A indiferença como tragédia

Cecílio Elias Netto

 

Se a vida é mesmo um drama, ela há que comportar a comédia e a tragédia. E, na maioria das vezes, penso eu, a tragicomédia. Para os gregos, a tragédia levava, sempre, a um final infeliz, amargo. E a comédia, digamos que risos, farsas, sátiras.

Nesse drama – que é o nosso cotidiano – ri-se da miséria e da tristeza, chora-se de alegria, amargura-se com a riqueza e a própria paz traz cansaço. A grande ameaça, no entanto, está na indiferença. Ela é destruidora. Para o indiferente, nada importa, nada significa, não mais há distinções. É o desinteresse. E, com ele, a alienação. A indiferença, para os antigos, era “estar na aldeia e não ver as casas”. Ou, como agora, “estar no mundo e não ver os homens.” A “aldeia global”, cadê?

Até recentemente, sabia-se: o contrário do amor é a indiferença, não o ódio. Pois, diante do ódio, a pessoa existe. Frente à indiferença, a pessoa é ninguém. Isso é tão grave – se tomado em nível coletivo, social – que o Papa Francisco, há algum tempo, nos alertou contra o que ele chama de “cultura da indiferença”. No mundo ocidental, é uma pandemia. Anestesiados, quase não o percebemos.

Ciclicamente, essa tragédia imobiliza a humanidade. Já acontecera com o nazismo, naquilo que Hanna Arendt detectou como sendo a “banalidade do mal”. A indiferença coletiva a tudo banaliza. E de uma forma tão envolvente que não mais distinguimos o real do fictício. E digo-o por uma amarga e humilhante experiência pessoal.

Foi quando do ataque às Torres Gêmeas em Nova York. Um amigo telefonou-me, instando-me a ligar rapidamente o televisor. Liguei. Na tela, uma torre em chamas, um avião atingindo outra. Mudei de canal, pensando ser filme de terror. A mesma cena. E em outro. Foi quando me dei conta de aquela tragédia ser real, exibida ao vivo. Vi-me em minha condição humana: eu era, também, vítima da banalidade do mal, insensibilizado pela odiosa cultura da indiferença.

Basta-nos, apenas, uma honesta reflexão crítica para constatar o horror da indiferença. É um desafio. Passando por uma calçada, vê-se um homem caído no chão, maltrapilho. A alguns passos dele, também caída, uma nota de vinte reais. O homem socorre o outro homem ou apanha o dinheiro?

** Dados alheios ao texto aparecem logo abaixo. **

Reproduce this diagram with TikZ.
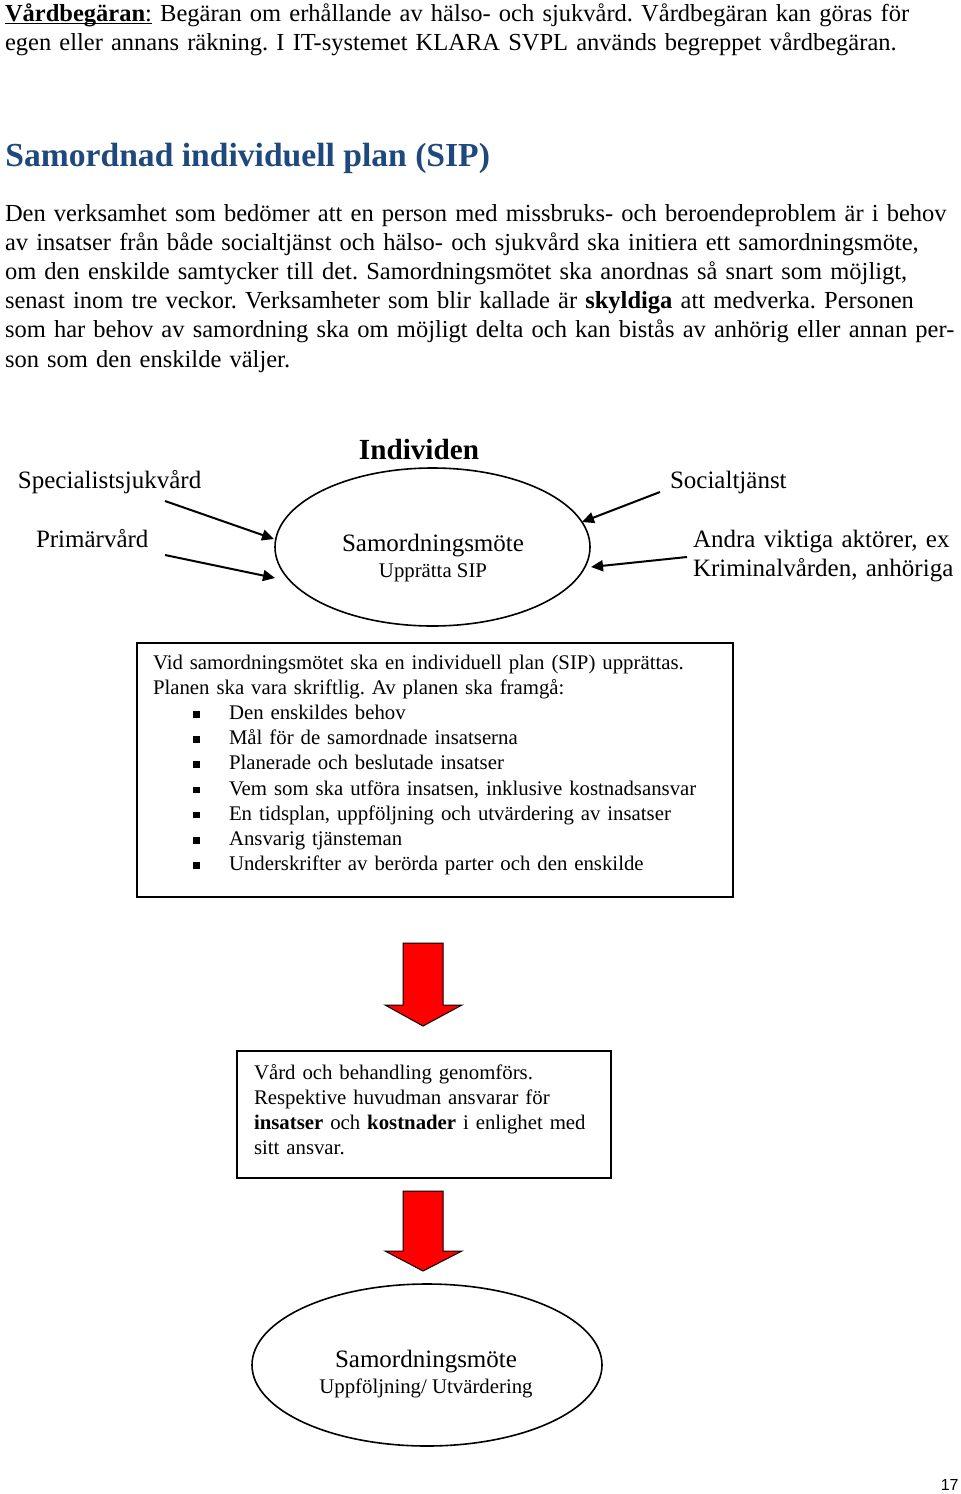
\documentclass[tikz,border=0pt]{standalone}
\usepackage{fontspec}
\setmainfont{Liberation Serif}
\newfontfamily\pagenumfont{Liberation Sans}
\usetikzlibrary{arrows.meta,shapes.geometric}
\definecolor{titleblue}{RGB}{31,73,125}
\newcommand{\bul}{\makebox[38pt][l]{\hspace*{20pt}\rule[0.9pt]{3.3pt}{3.3pt}}}
\newcommand{\myul}[1]{\setbox0=\hbox{#1}\rlap{\rule[-1.7pt]{\wd0}{0.6pt}}\box0\relax}
\frenchspacing
\begin{document}
\begin{tikzpicture}[x=0.5pt,y=-0.5pt,
  bodytext/.style={font=\fontsize{12.5}{14.6}\selectfont, inner sep=0pt, outer sep=0pt},
  paratext/.style={font=\fontsize{12.25}{14.6}\selectfont, inner sep=0pt, outer sep=0pt},
  smalltext/.style={font=\fontsize{10.4}{12.6}\selectfont, inner sep=0pt, outer sep=0pt},
  para/.style={paratext, anchor=base west, text width=#1, align=left},
  smallpara/.style={smalltext, anchor=base west, text width=#1, align=left},
  label/.style={bodytext, anchor=base west},
  boxframe/.style={draw, line width=1pt, inner sep=0pt, outer sep=0pt, anchor=north west},
  oval/.style={draw, ellipse, line width=0.8pt, inner sep=0pt, outer sep=0pt},
  conn/.style={line width=1pt, -{Triangle[length=6pt,width=5.5pt]}},
  redarrow/.style={fill=red, draw=black, line width=0.5pt, line join=miter}
]
\useasboundingbox (0,0) rectangle (960,1494);

% header definition
\node[para=475pt] (defn) at (5,21) {\myul{\textbf{Vårdbegäran}:} Begäran om erhållande av hälso- och sjukvård. Vårdbegäran kan göras för\\
egen eller annans räkning. I IT-systemet KLARA SVPL används begreppet vårdbegäran.};

% title
\node[anchor=base west, font=\fontsize{16.8}{20}\selectfont\bfseries, text=titleblue, inner sep=0pt] (title) at (5,166) {Samordnad individuell plan (SIP)};

% paragraph
\node[para=475pt] (intro) at (5,221) {Den verksamhet som bedömer att en person med missbruks- och beroendeproblem är i behov\\
av insatser från både socialtjänst och hälso- och sjukvård ska initiera ett samordningsmöte,\\
om den enskilde samtycker till det. Samordningsmötet ska anordnas så snart som möjligt,\\
senast inom tre veckor. Verksamheter som blir kallade är \textbf{skyldiga} att medverka. Personen\\
som har behov av samordning ska om möjligt delta och kan bistås av anhörig eller annan per-\\
son som den enskilde väljer.};

% diagram top
\node[anchor=base, font=\fontsize{14.6}{17}\selectfont\bfseries, inner sep=0pt] (individ) at (419,459) {Individen};
\node[label] (spec) at (18,488) {Specialistsjukvård};
\node[label] (prim) at (36,547) {Primärvård};
\node[label] (soc) at (670,488) {Socialtjänst};
\node[label, text width=140pt, align=left] (andra) at (693,547) {Andra viktiga aktörer, ex\\Kriminalvården, anhöriga};

\node[oval, minimum width=157.5pt, minimum height=79pt] (sip) at (432.5,547) {};
\node[bodytext, anchor=base] (sipA) at (433,551) {Samordningsmöte};
\node[smalltext, anchor=base] (sipB) at (433,577) {Upprätta SIP};

\coordinate (specTail) at (165,501);
\coordinate (specTip) at (274,539);
\coordinate (primTail) at (165,555);
\coordinate (primTip) at (275,578);
\coordinate (socTail) at (660,492);
\coordinate (socTip) at (582,522);
\coordinate (andraTail) at (687,557);
\coordinate (andraTip) at (591,567);
\draw[conn] (specTail) -- (specTip);
\draw[conn] (primTail) -- (primTip);
\draw[conn] (socTail) -- (socTip);
\draw[conn] (andraTail) -- (andraTip);

% plan box
\node[boxframe, minimum width=298pt, minimum height=127pt] (planbox) at (137,643) {};
\node[smallpara=300pt] (plantxt) at (153,669) {Vid samordningsmötet ska en individuell plan (SIP) upprättas.\\
Planen ska vara skriftlig. Av planen ska framgå:\\
\bul Den enskildes behov\\
\bul Mål för de samordnade insatserna\\
\bul Planerade och beslutade insatser\\
\bul Vem som ska utföra insatsen, inklusive kostnadsansvar\\
\bul En tidsplan, uppföljning och utvärdering av insatser\\
\bul Ansvarig tjänsteman\\
\bul Underskrifter av berörda parter och den enskilde};

% red arrow 1
\draw[redarrow] (403,943) -- (443,943) -- (443,1005) -- (462,1005) -- (423,1026) -- (385,1005) -- (403,1005) -- cycle;

% care box
\node[boxframe, minimum width=187pt, minimum height=63.5pt] (carebox) at (237,1051) {};
\node[smallpara=200pt] (caretxt) at (254,1079) {Vård och behandling genomförs.\\
Respektive huvudman ansvarar för\\
\textbf{insatser} och \textbf{kostnader} i enlighet med\\
sitt ansvar.};

% red arrow 2
\draw[redarrow] (403,1191) -- (443,1191) -- (443,1251) -- (462,1251) -- (423,1271) -- (385,1251) -- (403,1251) -- cycle;

% follow-up ellipse
\node[oval, minimum width=175pt, minimum height=81pt] (follow) at (427,1365) {};
\node[bodytext, anchor=base] (followA) at (426,1367) {Samordningsmöte};
\node[smalltext, anchor=base] (followB) at (426,1393) {Uppföljning/ Utvärdering};

% page number
\node[anchor=base east, font=\pagenumfont\fontsize{8}{10}\selectfont, inner sep=0pt] (pnum) at (959,1490) {17};
\end{tikzpicture}
\end{document}
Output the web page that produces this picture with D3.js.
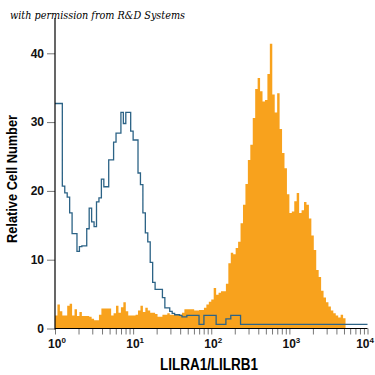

Lembro-me de quando, ainda no início do primeiro mandato de Fernando Henrique, fui – honrosamente para mim – convidado a redigir um documento em nome do Conselho de Reitores das Universidades do Brasil (CRUB). As mais expressivas personalidades do mundo acadêmico manifestavam-se, ao então presidente, em defesa do ensino e da educação nacionais. E enfatizavam seus temores e, dando sugestões, apelavam por mudanças. Não estavam indiferentes. E nem inconformados. Denunciavam que o mundo globalizado conduziria à fragmentação e ao rompimento, portanto, do universalismo. Nunca houve qualquer resposta aos acadêmicos.

A cada pronunciamento desastroso dos atuais governantes, a cada proposta ameaçadora e retrógrada, há risadas, caçoadas, uma certeza cada vez mais sólida de incompetências e ameaças democráticas. Ri-se e dá-se de ombros, como se ninguém se sentisse ameaçado. É a perda da incapacidade de indignação. E é o anúncio da tragédia, uma tragédia anunciada

Em sendo tragédia, a indiferença termina mal. O final é infeliz. Para onde iremos, se pouco nos importa se a terra é plana ou redonda? Se meninos devem, mesmo, usar apenas azul, e as meninas, rosa? Se quem deveria ser o governante máximo mediocriza tudo? Ora, se estou bem, tenho a ver o quê com os outros? Quem viver verá.